"""
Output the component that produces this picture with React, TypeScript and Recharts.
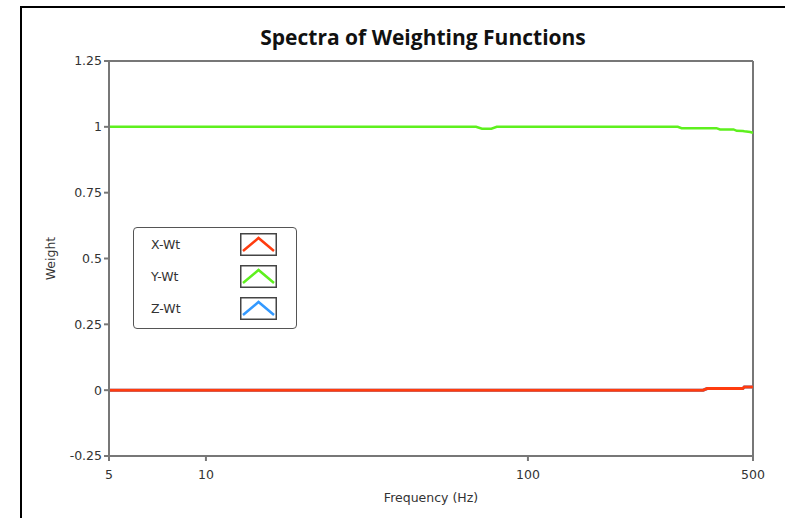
import { LineChart, Line, XAxis, YAxis, ReferenceLine, Legend } from "recharts"

const freqHz = [5, 50, 69, 72, 77, 80, 200, 292, 300, 350, 360, 385, 395, 435, 445, 465, 470, 490, 500]
const xWt = [0, 0, 0, 0, 0, 0, 0, 0, 0, 0, 0.006, 0.006, 0.006, 0.006, 0.006, 0.006, 0.012, 0.012, 0.012]
const yWt = [1, 1, 1, 0.993, 0.993, 1, 1, 1, 0.995, 0.995, 0.995, 0.995, 0.99, 0.99, 0.985, 0.984, 0.983, 0.98, 0.977]
const zWt = [0, 0, 0, 0, 0, 0, 0, 0, 0, 0, 0.006, 0.006, 0.006, 0.006, 0.006, 0.006, 0.012, 0.012, 0.012]

const xTicks = [5, 10, 100, 500]
const yTicks = [-0.25, 0, 0.25, 0.5, 0.75, 1, 1.25]
const seriesOrder = ["X-Wt", "Y-Wt", "Z-Wt"]

const data = freqHz.map((f, i) => ({ f, x: xWt[i], y: yWt[i], z: zWt[i] }))

const tickFont = { fontFamily: "'DejaVu Sans'", fontSize: 12.5, fill: "#333" }

function Chevron({ color }: { color: string }) {
  return (
    <svg width={37} height={23} style={{ display: "block" }}>
      <rect x={0.75} y={0.75} width={35.5} height={21.5} fill="#fff" stroke="#444" strokeWidth={1.5} />
      <polyline points="3,18 18.5,5 34,18" fill="none" stroke={color} strokeWidth={2.5} />
    </svg>
  )
}

function LegendBox({ payload }: any) {
  const items = [...(payload || [])].sort(
    (a: any, b: any) => seriesOrder.indexOf(a.value) - seriesOrder.indexOf(b.value)
  )
  return (
    <div
      style={{
        width: 164,
        height: 102,
        border: "1.5px solid #555",
        borderRadius: 4,
        background: "#fff",
        boxSizing: "border-box",
        paddingTop: 0,
      }}
    >
      {items.map((it: any) => (
        <div key={it.value} style={{ display: "flex", alignItems: "center", height: 32 }}>
          <span style={{ fontFamily: "'DejaVu Sans'", fontSize: 12.5, color: "#333", width: 89, paddingLeft: 17 }}>{it.value}</span>
          <Chevron color={it.color} />
        </div>
      ))}
    </div>
  )
}

export default function App() {
  return (
    <div style={{ position: "absolute", left: 0, top: 0, width: 785, height: 518, overflow: "hidden", background: "#fff" }}>
      <div
        style={{
          position: "absolute",
          left: 20,
          top: 6,
          width: 800,
          height: 600,
          borderLeft: "2px solid #000",
          borderTop: "2px solid #000",
        }}
      />
      <div
        style={{
          position: "absolute",
          left: 101,
          width: 644,
          top: 23,
          textAlign: "center",
          fontFamily: "'Open Sans'",
          fontWeight: 700,
          fontSize: 21,
          color: "#111",
        }}
      >
        Spectra of Weighting Functions
      </div>
      <div style={{ position: "absolute", left: 0, top: 0 }}>
        <LineChart width={785} height={518} data={data} margin={{ top: 61, right: 32, bottom: 12, left: 60 }}>
          <XAxis
            dataKey="f"
            type="number"
            scale="log"
            domain={[5, 500]}
            ticks={xTicks}
            allowDataOverflow
            stroke="#777"
            strokeWidth={2}
            tickSize={5}
            tickMargin={9}
            height={50}
            tick={tickFont}
            label={{
              value: "Frequency (Hz)",
              position: "insideBottom",
              offset: 4,
              style: { ...tickFont, fill: "#333" },
            }}
          />
          <YAxis
            type="number"
            domain={[-0.25, 1.25]}
            ticks={yTicks}
            width={49}
            stroke="#777"
            strokeWidth={2}
            tickSize={5}
            tickMargin={2}
            tick={tickFont}
            label={{
              value: "Weight",
              angle: -90,
              position: "insideLeft",
              offset: -9,
              style: { ...tickFont, textAnchor: "middle" },
            }}
          />
          <ReferenceLine y={1.25} stroke="#777" strokeWidth={2} ifOverflow="extendDomain" />
          <ReferenceLine x={500} stroke="#777" strokeWidth={2} />
          <Legend
            layout="horizontal"
            verticalAlign="middle"
            content={<LegendBox />}
            wrapperStyle={{ left: 133, top: 227, width: 164, height: 102 }}
          />
          <Line name="Z-Wt" dataKey="z" stroke="#3399ff" strokeWidth={3} dot={false} isAnimationActive={false} />
          <Line name="Y-Wt" dataKey="y" stroke="#5ef01e" strokeWidth={2.5} dot={false} isAnimationActive={false} />
          <Line name="X-Wt" dataKey="x" stroke="#ff3c0f" strokeWidth={3} dot={false} isAnimationActive={false} />
        </LineChart>
      </div>
    </div>
  )
}
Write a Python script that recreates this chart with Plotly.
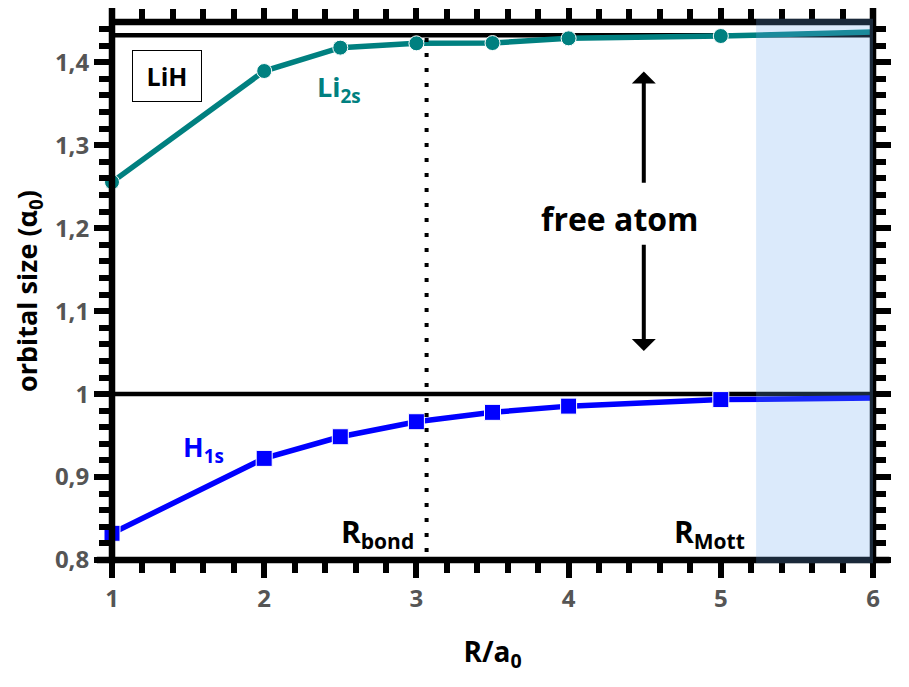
import plotly.graph_objects as go

# ---- data ----
R = [1, 2, 2.5, 3, 3.5, 4, 5, 6]
li_2s = [1.2556, 1.3895, 1.4177, 1.4229, 1.4232, 1.4289, 1.4317, 1.4364]
h_1s = [0.8322, 0.9225, 0.9486, 0.9667, 0.9780, 0.9855, 0.9934, 0.9952]
marker_shown = [1, 1, 1, 1, 1, 1, 1, 0]

x_ticks = [1, 2, 3, 4, 5, 6]
x_ticktext = ["1", "2", "3", "4", "5", "6"]
y_ticks = [0.8, 0.9, 1.0, 1.1, 1.2, 1.3, 1.4]
y_ticktext = ["0,8", "0,9", "1", "1,1", "1,2", "1,3", "1,4"]

li_free = 1.4325
h_free = 1.0
r_bond = 3.067
r_mott = 5.232
x_range = [1, 6]
y_range = [0.8, 1.4486]

TEAL = "#008080"
BLUE = "#0000ff"
FONT = "Open Sans"

fig = go.Figure()

fig.add_trace(go.Scatter(
    x=R, y=li_2s, mode="lines+markers",
    line=dict(color=TEAL, width=5.5),
    marker=dict(symbol="circle", size=[15 * m for m in marker_shown], color=TEAL, opacity=1),
    cliponaxis=False, showlegend=False))
fig.add_trace(go.Scatter(
    x=R, y=h_1s, mode="lines+markers",
    line=dict(color=BLUE, width=5.5),
    marker=dict(symbol="square", size=[16 * m for m in marker_shown], color=BLUE, opacity=1),
    cliponaxis=False, showlegend=False))

shapes = []
# reference (free atom) lines
shapes.append(dict(type="line", xref="paper", yref="y", x0=-0.0203, x1=1.0217,
                   y0=h_free, y1=h_free, line=dict(color="black", width=4.5), layer="below"))
shapes.append(dict(type="line", xref="paper", yref="y", x0=0, x1=1,
                   y0=li_free, y1=li_free, line=dict(color="black", width=4.5), layer="below"))
# R_bond dotted line
shapes.append(dict(type="line", xref="x", yref="paper", x0=r_bond, x1=r_bond,
                   y0=0.015, y1=0.985, line=dict(color="black", width=4, dash="4px,11px"),
                   layer="above"))
# frame
shapes.append(dict(type="line", xref="paper", yref="paper", x0=-0.02, x1=1.0217, y0=0, y1=0,
                   line=dict(color="black", width=6.5), layer="above"))
shapes.append(dict(type="line", xref="paper", yref="paper", x0=0, x1=1, y0=1, y1=1,
                   line=dict(color="black", width=6.5), layer="above"))
shapes.append(dict(type="line", xref="paper", yref="paper", x0=0, x1=0, y0=-0.006, y1=1.031,
                   line=dict(color="black", width=6.5), layer="above"))
shapes.append(dict(type="line", xref="paper", yref="paper", x0=1, x1=1, y0=-0.006, y1=1.031,
                   line=dict(color="black", width=6.5), layer="above"))
# Mott region
shapes.append(dict(type="rect", xref="x", yref="paper", x0=r_mott, x1=x_range[1],
                   y0=-0.006, y1=1.006, fillcolor="#6ba9ef", opacity=0.245,
                   line=dict(width=0), layer="above"))

annotations = [
    dict(x=1.364, y=1.383, xref="x", yref="y", text="LiH", showarrow=False,
         font=dict(family=FONT, size=25, color="black", weight="bold"),
         bordercolor="black", borderwidth=1, borderpad=0, width=68, height=50,
         bgcolor="white"),
    dict(x=2.493, y=1.369, xref="x", yref="y", text="Li<sub>2s</sub>", showarrow=False,
         font=dict(family=FONT, size=27, color=TEAL, weight="bold")),
    dict(x=1.600, y=0.934, xref="x", yref="y", text="H<sub>1s</sub>", showarrow=False,
         font=dict(family=FONT, size=27, color=BLUE, weight="bold")),
    dict(x=4.337, y=1.212, xref="x", yref="y", text="free atom", showarrow=False,
         font=dict(family=FONT, size=32, color="black", weight="bold")),
    dict(x=2.742, y=0.8325, xref="x", yref="y", text="R<sub>bond</sub>", showarrow=False,
         font=dict(family=FONT, size=30, color="black", weight="bold")),
    dict(x=4.927, y=0.8325, xref="x", yref="y", text="R<sub>Mott</sub>", showarrow=False,
         font=dict(family=FONT, size=30, color="black", weight="bold")),
    dict(x=4.494, y=1.389, ax=4.494, ay=1.253, xref="x", yref="y", axref="x", ayref="y",
         text="", showarrow=True, arrowhead=1, arrowsize=1, arrowwidth=4,
         arrowcolor="black", standoff=0, startstandoff=0),
    dict(x=4.494, y=1.052, ax=4.494, ay=1.182, xref="x", yref="y", axref="x", ayref="y",
         text="", showarrow=True, arrowhead=1, arrowsize=1, arrowwidth=4,
         arrowcolor="black", standoff=0, startstandoff=0),
]

tickfont = dict(family=FONT, size=24, color="#555555", weight="bold")

fig.update_layout(
    width=901, height=679,
    margin=dict(l=104, r=35.5, t=13.7, b=127),
    paper_bgcolor="white", plot_bgcolor="rgba(0,0,0,0)",
    shapes=shapes, annotations=annotations,
    xaxis=dict(range=x_range, tickvals=x_ticks, ticktext=x_ticktext,
               ticks="outside", ticklen=17, tickwidth=6, tickcolor="black",
               mirror="allticks", showline=False, showgrid=False, zeroline=False,
               tickfont=tickfont,
               minor=dict(dtick=0.2, tick0=1, ticks="outside", ticklen=12, tickwidth=6,
                          tickcolor="black", showgrid=False),
               title=dict(text="R/a<sub>0</sub>",
                          font=dict(family=FONT, size=28, color="black", weight="bold"),
                          standoff=29)),
    yaxis=dict(range=y_range, tickvals=y_ticks, ticktext=y_ticktext,
               ticks="outside", ticklen=17, tickwidth=6, tickcolor="black",
               mirror="allticks", showline=False, showgrid=False, zeroline=False,
               tickfont=tickfont,
               minor=dict(dtick=0.02, tick0=0.8, ticks="outside", ticklen=12, tickwidth=6,
                          tickcolor="black", showgrid=False),
               title=dict(text="orbital size (α<sub>0</sub>)",
                          font=dict(family=FONT, size=27, color="black", weight="bold"),
                          standoff=12)),
)

fig.write_html("out.html")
"""
### What is expected
Every line from the top of the entries through the line that holds "YAxis, ReferenceLine, Legend" is to be quoted exactly, please, and nothing else; omit the pictures.

### Expected answer
Output the component that produces this picture with React, TypeScript and Recharts.
import { LineChart, Line, XAxis, YAxis, ReferenceLine, Legend } from "recharts"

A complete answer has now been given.